» **Directions for this task**
In the material below, find how many lines contain the string "matplotlib". Write only that number.

Rows from a dataset of charts and code
— begin —
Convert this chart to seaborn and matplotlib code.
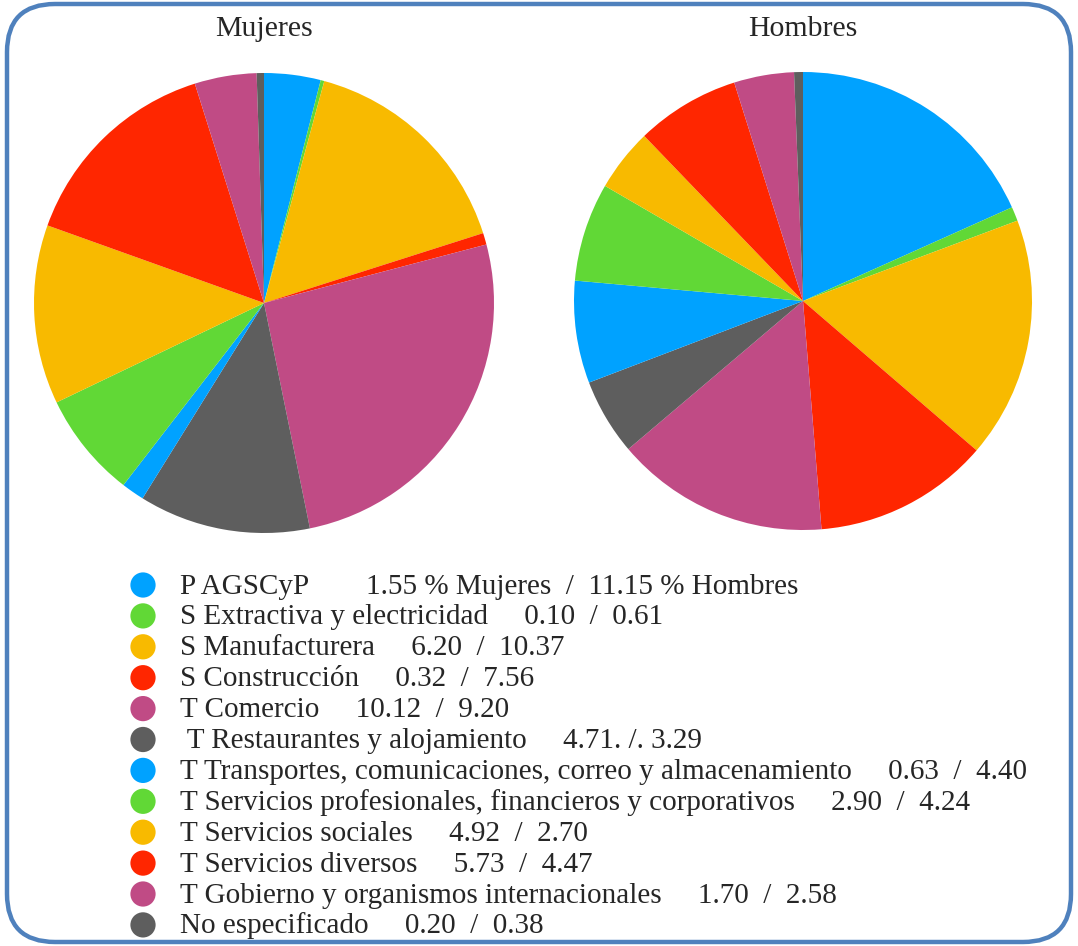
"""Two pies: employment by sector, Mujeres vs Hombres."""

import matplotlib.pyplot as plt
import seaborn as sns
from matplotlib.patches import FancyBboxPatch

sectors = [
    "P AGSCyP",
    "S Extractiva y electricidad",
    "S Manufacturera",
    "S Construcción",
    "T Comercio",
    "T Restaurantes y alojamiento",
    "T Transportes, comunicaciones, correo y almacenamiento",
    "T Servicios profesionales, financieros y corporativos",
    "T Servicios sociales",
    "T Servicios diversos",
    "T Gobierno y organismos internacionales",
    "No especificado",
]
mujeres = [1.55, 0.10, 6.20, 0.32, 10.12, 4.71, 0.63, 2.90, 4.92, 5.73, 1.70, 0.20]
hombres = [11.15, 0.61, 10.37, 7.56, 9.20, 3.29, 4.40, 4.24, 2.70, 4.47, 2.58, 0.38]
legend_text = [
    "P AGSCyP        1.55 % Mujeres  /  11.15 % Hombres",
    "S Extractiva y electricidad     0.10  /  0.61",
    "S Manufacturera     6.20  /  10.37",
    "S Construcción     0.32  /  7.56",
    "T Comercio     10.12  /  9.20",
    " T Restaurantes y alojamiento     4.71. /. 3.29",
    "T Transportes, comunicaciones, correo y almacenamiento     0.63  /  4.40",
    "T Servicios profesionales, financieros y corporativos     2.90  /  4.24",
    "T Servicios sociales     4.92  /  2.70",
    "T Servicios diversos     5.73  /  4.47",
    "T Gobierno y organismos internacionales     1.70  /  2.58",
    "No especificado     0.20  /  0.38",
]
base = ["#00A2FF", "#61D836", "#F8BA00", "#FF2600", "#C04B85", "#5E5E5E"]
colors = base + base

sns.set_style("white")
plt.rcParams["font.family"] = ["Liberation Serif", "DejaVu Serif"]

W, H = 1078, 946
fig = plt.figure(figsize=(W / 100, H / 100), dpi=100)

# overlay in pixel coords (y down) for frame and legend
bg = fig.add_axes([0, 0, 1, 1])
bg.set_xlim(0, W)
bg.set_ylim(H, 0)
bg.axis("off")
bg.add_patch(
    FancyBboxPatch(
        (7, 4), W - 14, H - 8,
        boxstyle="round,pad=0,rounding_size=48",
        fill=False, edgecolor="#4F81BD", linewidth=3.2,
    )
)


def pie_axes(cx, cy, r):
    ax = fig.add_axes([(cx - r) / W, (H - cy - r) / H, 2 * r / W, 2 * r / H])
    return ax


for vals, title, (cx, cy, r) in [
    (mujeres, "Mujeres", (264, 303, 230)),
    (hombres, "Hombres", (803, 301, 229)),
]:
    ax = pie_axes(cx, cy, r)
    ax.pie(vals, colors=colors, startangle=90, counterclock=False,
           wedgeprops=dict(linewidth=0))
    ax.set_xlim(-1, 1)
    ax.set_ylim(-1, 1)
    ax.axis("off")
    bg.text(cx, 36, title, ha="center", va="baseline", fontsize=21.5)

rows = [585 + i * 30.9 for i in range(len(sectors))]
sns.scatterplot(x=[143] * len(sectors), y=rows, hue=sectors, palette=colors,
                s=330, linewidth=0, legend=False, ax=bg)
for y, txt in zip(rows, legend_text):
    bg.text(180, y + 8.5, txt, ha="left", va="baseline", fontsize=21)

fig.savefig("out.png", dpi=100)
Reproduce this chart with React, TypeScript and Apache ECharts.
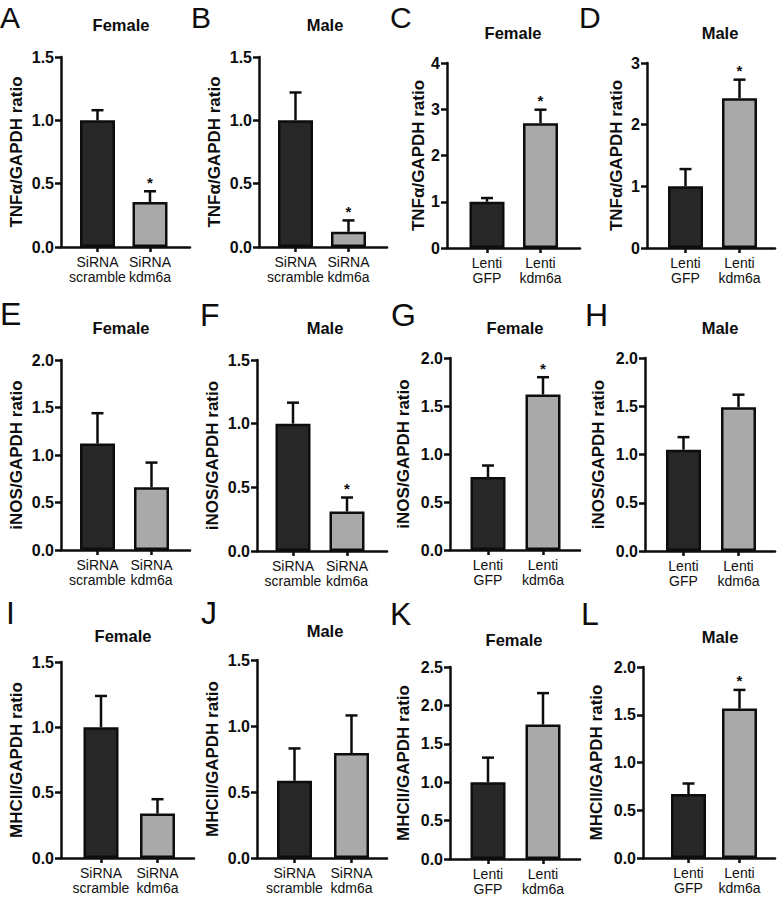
— end —
» **Task output**
3